So far, the 2014 Oscar race has been most notable for the amount of films who have pushed back their release date to keep from being swallowed by the competition. But while those films are stepping aside, The Book Thief has quietly stepped up to fill the opening. With the exception of an ad campaign that ran two blank pages in the New York Times, there hasn’t been a lot of press surrounding the film, which makes it an unlikely candidate for awards-season buzz. However, based on the new international trailer, it seems like the film is about to gain a lot more attention for its story of hope and the importance of words.

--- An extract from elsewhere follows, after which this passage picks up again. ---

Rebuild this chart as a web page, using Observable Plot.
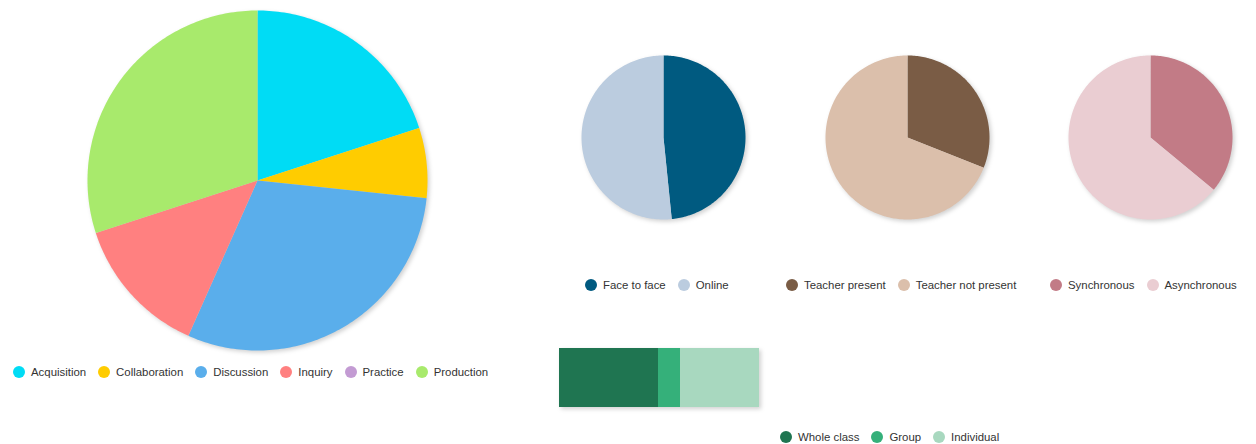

Based on the beloved and critically acclaimed novel by Markus Zusak, The Book Thief tells the story of Leisel, a young girl who finds solace from the tumultuous start of World War II in books, and finds a family in her adoptive parents and Max Vanderburg, the Jewish man they are hiding in the basement of their home. The cast is a mix of veterans and relative newcomers, led by Geoffrey Rush as Hans Hubermann, Leisel’s warm, accordion-playing father and Emily Watson as Rosa, his stern but loving wife, and Sophie Nélisse as Leisel, Ben Schnetzer as Max, and Nico Liersch as Rudy Steiner, the fastest runner in town and Leisel’s best friend.
Fans of the novel will surely have high expectations for the film, as it contains many elements that will be difficult to translate onto film — most notably, using Death as the narrator — but based on the trailer, it seems that the characters will have made the transition incredibly well. The Book Thief takes a different approach to telling a story set in World War II by focusing on a small group of people in a small German town. While it looks like Rush and Watson are set to give excellent, emotional and understated performances, the real focus will be on Nélisse, who has the difficult task of not only carrying the entire film, but also realizing a character who has been imagined and loved by so many readers. Without a major promotional push, it’s unlikely that The Book Thief will end up with any major acting nominations, regardless of how incredible the performance, but hopefully it will be able to earn some recognition for its sets, its visual effects, or its John Williams-composed score. It may be the dark horse of the 2013 awards season right now, but everyone loves to see the underdog come out on top.
The Book Thief opens in New York and Los Angeles on November 8, and nationwide on November 15.